>> start Data for processing

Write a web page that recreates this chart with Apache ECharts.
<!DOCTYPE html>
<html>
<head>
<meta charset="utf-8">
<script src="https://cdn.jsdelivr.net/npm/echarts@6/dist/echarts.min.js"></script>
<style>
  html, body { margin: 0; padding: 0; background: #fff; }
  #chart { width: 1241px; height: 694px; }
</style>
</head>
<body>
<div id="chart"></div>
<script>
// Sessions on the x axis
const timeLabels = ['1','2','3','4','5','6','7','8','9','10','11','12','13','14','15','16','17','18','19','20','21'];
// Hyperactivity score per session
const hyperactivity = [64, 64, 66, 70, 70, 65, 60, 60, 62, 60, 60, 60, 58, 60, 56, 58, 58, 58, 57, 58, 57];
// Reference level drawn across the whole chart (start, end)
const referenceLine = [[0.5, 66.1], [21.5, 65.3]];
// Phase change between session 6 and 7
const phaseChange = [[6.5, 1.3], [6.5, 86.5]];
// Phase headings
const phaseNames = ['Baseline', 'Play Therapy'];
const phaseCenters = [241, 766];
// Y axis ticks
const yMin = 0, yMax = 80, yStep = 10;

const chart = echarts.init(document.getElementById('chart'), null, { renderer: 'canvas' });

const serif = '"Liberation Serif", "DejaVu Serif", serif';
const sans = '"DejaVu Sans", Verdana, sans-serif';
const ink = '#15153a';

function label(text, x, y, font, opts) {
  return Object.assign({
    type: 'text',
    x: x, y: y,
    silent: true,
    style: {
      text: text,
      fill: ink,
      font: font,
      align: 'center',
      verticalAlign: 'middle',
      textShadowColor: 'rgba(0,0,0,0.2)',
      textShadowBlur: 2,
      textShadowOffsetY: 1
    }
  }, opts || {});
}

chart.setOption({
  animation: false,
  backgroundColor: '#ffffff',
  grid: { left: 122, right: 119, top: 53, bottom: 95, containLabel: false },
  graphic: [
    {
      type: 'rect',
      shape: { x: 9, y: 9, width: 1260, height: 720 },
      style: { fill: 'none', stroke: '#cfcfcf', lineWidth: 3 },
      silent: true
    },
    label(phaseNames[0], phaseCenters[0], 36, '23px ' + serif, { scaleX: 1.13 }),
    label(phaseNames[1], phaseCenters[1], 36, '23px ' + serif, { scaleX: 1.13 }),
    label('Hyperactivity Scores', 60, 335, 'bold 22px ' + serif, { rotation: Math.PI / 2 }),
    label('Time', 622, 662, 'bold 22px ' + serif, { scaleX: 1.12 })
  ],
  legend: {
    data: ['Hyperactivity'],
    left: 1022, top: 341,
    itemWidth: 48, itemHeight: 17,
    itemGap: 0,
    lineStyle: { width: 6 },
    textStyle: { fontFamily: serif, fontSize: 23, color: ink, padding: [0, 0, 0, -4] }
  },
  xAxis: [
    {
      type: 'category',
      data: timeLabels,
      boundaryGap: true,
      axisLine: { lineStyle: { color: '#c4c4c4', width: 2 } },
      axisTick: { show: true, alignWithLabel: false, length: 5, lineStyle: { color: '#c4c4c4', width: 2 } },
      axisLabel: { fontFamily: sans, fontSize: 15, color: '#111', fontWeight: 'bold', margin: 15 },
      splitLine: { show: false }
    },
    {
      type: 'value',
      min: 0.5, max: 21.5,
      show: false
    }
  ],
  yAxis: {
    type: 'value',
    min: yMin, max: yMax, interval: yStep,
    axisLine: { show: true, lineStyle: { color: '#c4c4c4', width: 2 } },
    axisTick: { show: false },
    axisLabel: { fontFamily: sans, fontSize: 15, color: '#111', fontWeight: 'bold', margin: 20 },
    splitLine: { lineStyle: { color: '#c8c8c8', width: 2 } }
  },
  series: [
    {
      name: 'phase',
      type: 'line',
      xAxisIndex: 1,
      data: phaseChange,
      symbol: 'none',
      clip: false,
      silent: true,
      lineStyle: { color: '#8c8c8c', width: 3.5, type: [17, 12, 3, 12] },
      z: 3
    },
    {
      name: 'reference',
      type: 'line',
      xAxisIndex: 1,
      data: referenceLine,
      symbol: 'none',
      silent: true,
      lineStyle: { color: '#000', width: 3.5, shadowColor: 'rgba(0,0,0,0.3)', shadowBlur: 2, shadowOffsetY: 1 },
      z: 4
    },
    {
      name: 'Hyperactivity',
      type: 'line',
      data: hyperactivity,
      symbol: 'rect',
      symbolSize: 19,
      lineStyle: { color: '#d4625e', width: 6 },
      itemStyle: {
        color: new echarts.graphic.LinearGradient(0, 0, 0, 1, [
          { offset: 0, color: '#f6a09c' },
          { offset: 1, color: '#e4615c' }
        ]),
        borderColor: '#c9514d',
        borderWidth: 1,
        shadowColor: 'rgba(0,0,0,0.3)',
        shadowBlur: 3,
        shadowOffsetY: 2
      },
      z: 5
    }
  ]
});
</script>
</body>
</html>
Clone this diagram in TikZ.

>> end Data for processing

- [Given task]:
Restate the data above exactly, keeping each word as it stands.

- [Solved exercise]:
Write a web page that recreates this chart with Apache ECharts.
<!DOCTYPE html>
<html>
<head>
<meta charset="utf-8">
<script src="https://cdn.jsdelivr.net/npm/echarts@6/dist/echarts.min.js"></script>
<style>
  html, body { margin: 0; padding: 0; background: #fff; }
  #chart { width: 1241px; height: 694px; }
</style>
</head>
<body>
<div id="chart"></div>
<script>
// Sessions on the x axis
const timeLabels = ['1','2','3','4','5','6','7','8','9','10','11','12','13','14','15','16','17','18','19','20','21'];
// Hyperactivity score per session
const hyperactivity = [64, 64, 66, 70, 70, 65, 60, 60, 62, 60, 60, 60, 58, 60, 56, 58, 58, 58, 57, 58, 57];
// Reference level drawn across the whole chart (start, end)
const referenceLine = [[0.5, 66.1], [21.5, 65.3]];
// Phase change between session 6 and 7
const phaseChange = [[6.5, 1.3], [6.5, 86.5]];
// Phase headings
const phaseNames = ['Baseline', 'Play Therapy'];
const phaseCenters = [241, 766];
// Y axis ticks
const yMin = 0, yMax = 80, yStep = 10;

const chart = echarts.init(document.getElementById('chart'), null, { renderer: 'canvas' });

const serif = '"Liberation Serif", "DejaVu Serif", serif';
const sans = '"DejaVu Sans", Verdana, sans-serif';
const ink = '#15153a';

function label(text, x, y, font, opts) {
  return Object.assign({
    type: 'text',
    x: x, y: y,
    silent: true,
    style: {
      text: text,
      fill: ink,
      font: font,
      align: 'center',
      verticalAlign: 'middle',
      textShadowColor: 'rgba(0,0,0,0.2)',
      textShadowBlur: 2,
      textShadowOffsetY: 1
    }
  }, opts || {});
}

chart.setOption({
  animation: false,
  backgroundColor: '#ffffff',
  grid: { left: 122, right: 119, top: 53, bottom: 95, containLabel: false },
  graphic: [
    {
      type: 'rect',
      shape: { x: 9, y: 9, width: 1260, height: 720 },
      style: { fill: 'none', stroke: '#cfcfcf', lineWidth: 3 },
      silent: true
    },
    label(phaseNames[0], phaseCenters[0], 36, '23px ' + serif, { scaleX: 1.13 }),
    label(phaseNames[1], phaseCenters[1], 36, '23px ' + serif, { scaleX: 1.13 }),
    label('Hyperactivity Scores', 60, 335, 'bold 22px ' + serif, { rotation: Math.PI / 2 }),
    label('Time', 622, 662, 'bold 22px ' + serif, { scaleX: 1.12 })
  ],
  legend: {
    data: ['Hyperactivity'],
    left: 1022, top: 341,
    itemWidth: 48, itemHeight: 17,
    itemGap: 0,
    lineStyle: { width: 6 },
    textStyle: { fontFamily: serif, fontSize: 23, color: ink, padding: [0, 0, 0, -4] }
  },
  xAxis: [
    {
      type: 'category',
      data: timeLabels,
      boundaryGap: true,
      axisLine: { lineStyle: { color: '#c4c4c4', width: 2 } },
      axisTick: { show: true, alignWithLabel: false, length: 5, lineStyle: { color: '#c4c4c4', width: 2 } },
      axisLabel: { fontFamily: sans, fontSize: 15, color: '#111', fontWeight: 'bold', margin: 15 },
      splitLine: { show: false }
    },
    {
      type: 'value',
      min: 0.5, max: 21.5,
      show: false
    }
  ],
  yAxis: {
    type: 'value',
    min: yMin, max: yMax, interval: yStep,
    axisLine: { show: true, lineStyle: { color: '#c4c4c4', width: 2 } },
    axisTick: { show: false },
    axisLabel: { fontFamily: sans, fontSize: 15, color: '#111', fontWeight: 'bold', margin: 20 },
    splitLine: { lineStyle: { color: '#c8c8c8', width: 2 } }
  },
  series: [
    {
      name: 'phase',
      type: 'line',
      xAxisIndex: 1,
      data: phaseChange,
      symbol: 'none',
      clip: false,
      silent: true,
      lineStyle: { color: '#8c8c8c', width: 3.5, type: [17, 12, 3, 12] },
      z: 3
    },
    {
      name: 'reference',
      type: 'line',
      xAxisIndex: 1,
      data: referenceLine,
      symbol: 'none',
      silent: true,
      lineStyle: { color: '#000', width: 3.5, shadowColor: 'rgba(0,0,0,0.3)', shadowBlur: 2, shadowOffsetY: 1 },
      z: 4
    },
    {
      name: 'Hyperactivity',
      type: 'line',
      data: hyperactivity,
      symbol: 'rect',
      symbolSize: 19,
      lineStyle: { color: '#d4625e', width: 6 },
      itemStyle: {
        color: new echarts.graphic.LinearGradient(0, 0, 0, 1, [
          { offset: 0, color: '#f6a09c' },
          { offset: 1, color: '#e4615c' }
        ]),
        borderColor: '#c9514d',
        borderWidth: 1,
        shadowColor: 'rgba(0,0,0,0.3)',
        shadowBlur: 3,
        shadowOffsetY: 2
      },
      z: 5
    }
  ]
});
</script>
</body>
</html>
Clone this diagram in TikZ.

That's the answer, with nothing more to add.